Posted by Social Science Research Network

Usage-Based Pricing of Residential Broadband: Cost Savings and Implications for Subscribers – Jacob B. Malone, John L. Turner & Jonathan W. Williams (University of Georgia – C. Herman and Mary Virginia Terry College of Business – Department of Economics)

ABSTRACT: Despite the growing prevalence of usage-based pricing, its effects on subscribers are largely unknown, primarily due to limited data access. Using novel data that tracks broadband usage by over 75,000 subscribers at the monthly and fifteen- minute level, we first show that usage-based pricing is effective at reducing usage and limiting growth in the most extreme subscribers. Second, we show low-usage subscribers pay up to forty times more per gigabyte than high-usage subscribers to emphasize the degree of subsidization that is occurring.

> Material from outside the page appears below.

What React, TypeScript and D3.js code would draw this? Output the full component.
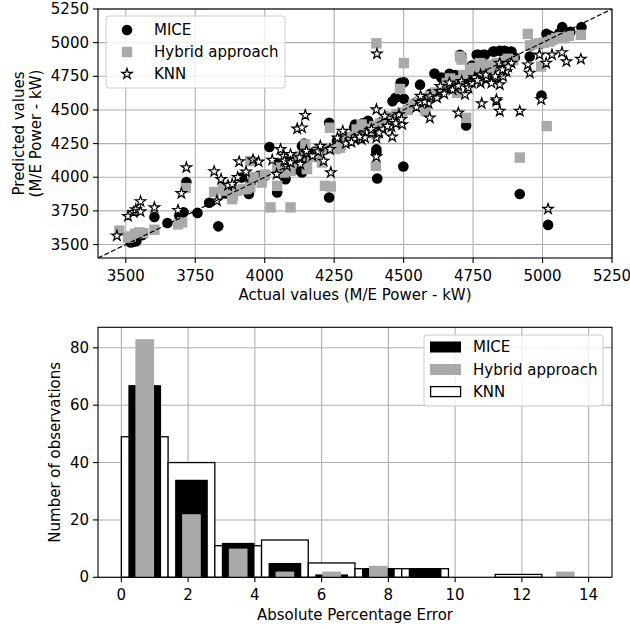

Next, we demonstrate that when provided with simple means to track their usage, subscribers are very adept at doing so. They rarely choose dominated plans and respond sensibly to the possibility of incurring overage charges. Subscribers tend to reduce usage in a uniform fashion across the day to avoid overage charges. This suggests peak usage, which determines an Internet Service Provider’s costs, is fairly elastic, yet a pro- portionate reduction in off-peak usage indicates an inefficiency. This suggests more progressive policies like congestion-based pricing are likely required to effectively manage peak usage and more equitably distribute costs among subscribers, so long as the implementation costs are not too large.